November 27, 2001 2:30 PM PST

Net porn law heads to high court

The U.S. Supreme Court on Wednesday will consider whether it should reinstate a controversial online porn law.

The high court will hear arguments related to the constitutionality of the Child Online Protection Act (COPA), a law that was passed three years ago but never took effect. COPA would make it illegal for companies to sell sexually explicit material to minors and would impose steep prison sentences and fines on violators.

A federal appeals court had blocked the law on grounds that it would suppress Internet speech and outlaw sites covering health, books, art and other areas. The Justice Department appealed the ruling to the Supreme Court earlier this year in an attempt to revive the law.

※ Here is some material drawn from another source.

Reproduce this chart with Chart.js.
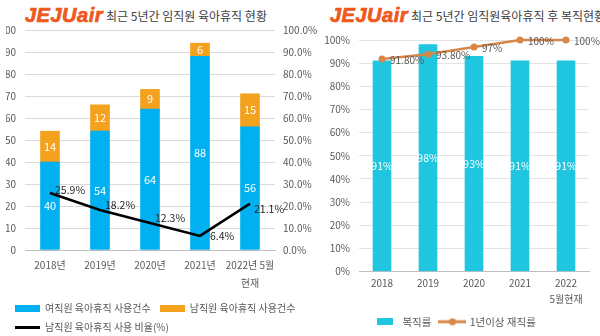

With Wednesday's hearing, COPA becomes the latest online porn law to test the First Amendment in the high court. In 1997, the American Civil Liberties Union (ACLU) and the American Library Association challenged the Communications Decency Act (CDA), a bill that would have made it a felony to deliver indecent material to minors over the Internet. The Supreme Court justices unanimously ruled that CDA was unconstitutional and overturned major portions of the bill, saying such content is considered protected speech for adults.

The outcome of Wednesday's hearing could have wide ramifications for the future of cyberspace and free speech. Some legal experts expect the courts to also strike down COPA, which is known as "the son of CDA." Owen Seitel, a partner at the law firm Idell Berman & Seitel, which is not involved in the lawsuit, said COPA is constitutionally "overly broad" in its effort to protect children from what legislators deem to be harmful speech.

COPA "ends up applying to speech which is useful to an adult audience and basically prevents that adult audience from obtaining that information," Seitel said. "Anytime that you have legislation that restricts speech in any way, it's going to be strictly construed, meaning the court is going to be very careful to ensure that any restrictions on speech are as narrow as possible. And I just feel this piece of legislation fails that task."

The ACLU--which represents Web sites for bookstores, art galleries, sex advice columns, online news organizations and other plaintiffs in the case--will urge the justices to once again reject the law. The advocacy group says it sees constitutional flaws in COPA that are identical to those found in CDA.

ACLU attorney Ann Beeson, who will be arguing the case before the court, said the law suppresses "socially valuable speech" that adults have the right to express. The only way to avoid criminal prosecution under the law, she says, is to set up screens such as credit card requirements or adult access codes. But screens could deter all users--both minors and adults--from accessing content that would otherwise be free.

"The Web provides access to more speech by more speakers than any other communication medium in history," Beeson said. "COPA threatens to transform this dynamic medium into one...that is only fit for children."

Still, others hope the justices will rule in favor of the law. Donna Rice Hughes, who runs Protectkids.com, said COPA is "a rifle shot approach" that holds U.S. pornographers accountable for their commercial Web sites and shields children from harmful material.

"The law is clear; it's worked in print for years," Hughes said. "COPA essentially extends those laws in the material world to the cyberworld."

News.com's Stefanie Olsen contributed to this report.